Beech Trucking Co. v. Comm’r, 118 T. C. 428 (2002)
In Beech Trucking Co. v. Comm’r, the U. S. Tax Court ruled that a trucking company must apply the 50% deduction limitation of Section 274(n) to the full amount of per diem allowances paid to its drivers. The court determined that these allowances, calculated based on miles driven, were for meal and incidental expenses (M&IE) and not lodging, thus subjecting them to the statutory limitation. This ruling impacts how businesses classify per diem payments for tax purposes, emphasizing the importance of the method used to calculate such allowances.
Parties
Beech Trucking Company, Inc. (Petitioner), represented by Arthur Beech as the tax matters person, brought this case against the Commissioner of Internal Revenue (Respondent). Throughout the litigation, Beech Trucking maintained its position as the petitioner.
Facts
Beech Trucking, an S corporation, operated as an irregular-route, common carrier in the midwestern and southern United States. It leased its drivers from an affiliated company, Arkansas Trucking Service (ATS), which was owned by Ed Harvey, a shareholder of Beech Trucking.
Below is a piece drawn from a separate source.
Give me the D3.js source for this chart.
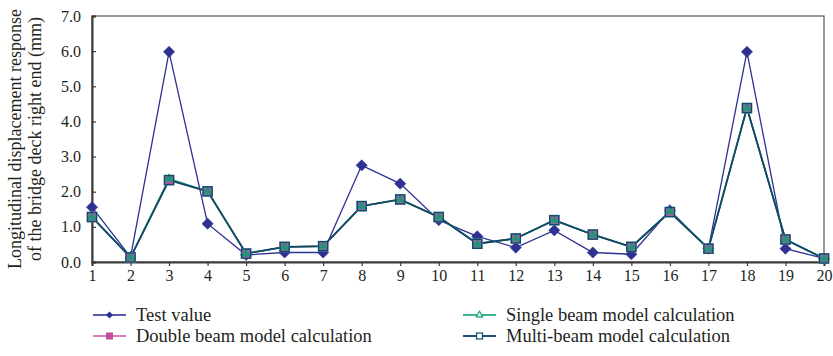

The drivers’ compensation included a per diem allowance of 6. 5 cents per mile dispatched, which was part of their total pay rate of 24 to 26 cents per mile. This per diem was intended to cover travel expenses, including meals and incidental expenses. The drivers were not required to substantiate their expenses to receive the per diem, which was administered by ATS but reimbursed by Beech Trucking. The per diem payments totaled $839,169 in 1995 and $956,261 in 1996.
Procedural History
The Commissioner of Internal Revenue began examining Beech Trucking’s tax returns for 1995 and 1996 in May and September of 1997, respectively. Following the examination, the Commissioner issued a Notice of Final S Corporation Administrative Adjustment (FSAA) on July 23, 1999, adjusting Beech Trucking’s ordinary income by $251,885 for 1995 and $286,878 for 1996, asserting that the per diem payments were fully subject to the 50% limitation under Section 274(n). Beech Trucking contested this determination before the U. S. Tax Court, where the case was adjudicated.
Issue(s)
Whether the 50% limitation of Section 274(n) applies to the full amount of per diem allowances paid by Beech Trucking to its drivers, who were leased from ATS?
Rule(s) of Law
Section 274(n) of the Internal Revenue Code generally limits deductions for food or beverage expenses to 50% of the amount that would otherwise be allowable. Revenue Procedures 94-77 and 96-28 provide methods for deemed substantiation of travel expenses. Under these procedures, if a per diem allowance is computed on a basis similar to the employee’s compensation (e. g. , miles traveled), it is treated as covering only meal and incidental expenses (M&IE), not lodging. Consequently, such per diem allowances are subject to the Section 274(n) limitation.
Holding
The Tax Court held that the per diem allowances paid by Beech Trucking were subject to the 50% limitation of Section 274(n) because they were deemed to cover only meal and incidental expenses (M&IE) and not lodging expenses, based on the method of calculation (miles traveled).
Reasoning
The court reasoned that the per diem allowances, calculated based on miles driven, were treated as covering only M&IE under the Revenue Procedures, specifically section 4. 02. This section stipulates that if a per diem is calculated similarly to an employee’s compensation, it is considered to cover M&IE only. Consequently, under section 6. 05 of the Revenue Procedures, the full amount of the per diem was subject to the 50% limitation of Section 274(n). The court also determined that Beech Trucking, not ATS, was the common law employer of the drivers, based on factors including control over the drivers’ work, the provision of tools and facilities, and the permanency of the relationship. Furthermore, the court rejected Beech Trucking’s arguments that the Revenue Procedures were invalid or that Section 274(n) did not apply because ATS was the employer. The court noted that Beech Trucking had elected to use the deemed substantiation methods provided by the Revenue Procedures and could not selectively apply their benefits without adhering to their conditions.
Disposition
The Tax Court sustained the Commissioner’s determinations, and a decision was entered for the respondent.
Significance/Impact
The Beech Trucking decision clarifies the tax treatment of per diem allowances under Section 274(n) when calculated based on factors related to compensation, such as miles traveled. It reinforces the application of the Revenue Procedures in determining the nature of expenses covered by per diem allowances and their deductibility. The ruling has implications for businesses that provide per diem payments, emphasizing the need to carefully consider the method of calculating such allowances to avoid unintended tax consequences. The decision also highlights the importance of determining the common law employer in three-party employment arrangements for tax purposes.